Honduran national Evelio Padilla-Zepeda pleaded guilty Wednesday to possession of cocaine with intent to distribute in federal court in San Diego. He was captured in April by Border Patrol agents along the All-American Canal in Calexico, California, soaking wet and wearing a wetsuit.

Near Padilla-Zepeda’s exit point from the underwater drug tunnel, according to MSN, was a “re-breather” (a piece of scuba equipment that doesn’t emit the wearer’s waste gas into the water via bubbles; by using a re-breather in the tunnel, smugglers could avoid having bubbles give away their position), as well as 55 pounds of cocaine, worth an estimated street value of $1.8 million, individually wrapped in 25 vacuum-sealed, weighted bags.

Investigators searching the underwater drug tunnel discovered that it began, on the Mexican side, under a house in Mexical, Mexico. Drugs entered the tunnel through a trolley system, where divers wearing scuba gear would retrieve them under the water. From there, the tunnel extended 150 feet underneath the U.S. – Mexico border, emerging on the U.S. side at the All-American Canal in Calexico, California. The American exit from the underwater drug tunnel was partially obscured by rocks.

U.S. Attorney Laura Duffy said in a statement that drug smugglers will go to just about any length to get their goods into the United States.

“Drug smugglers will try anything to move their product — even scuba diving in an underwater tunnel. The ingenuity of the smugglers is matched only by our determination to thwart it, as we have done in this case.”

Tunnels – whether underground or underwater – are a favorite tool of Mexican criminals, who use them to smuggle people, drugs, and sometimes themselves to and fro.

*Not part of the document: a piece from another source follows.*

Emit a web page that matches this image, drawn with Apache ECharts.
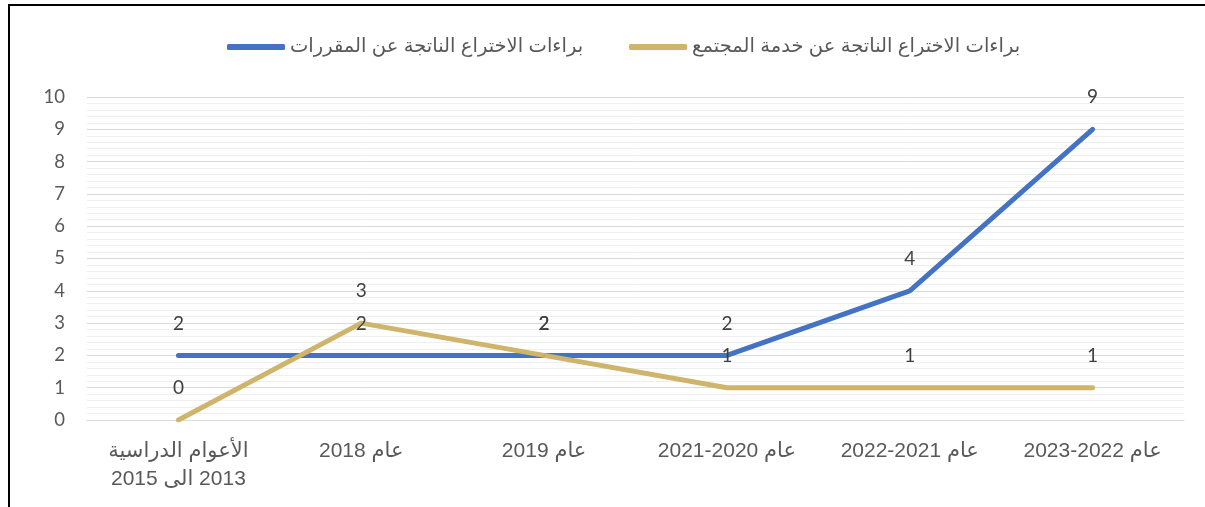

At least 100 tunnels have been found by Border Patrol agents along the U.S.-Mexican border, according to Time, since 2001. And Mexican drug lord Joaquín Guzmán Loera (“El Chapo”) has at least twice used tunnels to escape from the law, most recently breaking out of prison via a tunnel underneath the prison where he was held, according to this Inquisitr report.

Evelio Padilla-Zepeda will be sentenced December 7; he faces up to 20 years in prison and up to $1 million in fines.

As of this post, it is not clear if any other underwater drug tunnels have been discovered since Padilla-Zepeda’s arrest.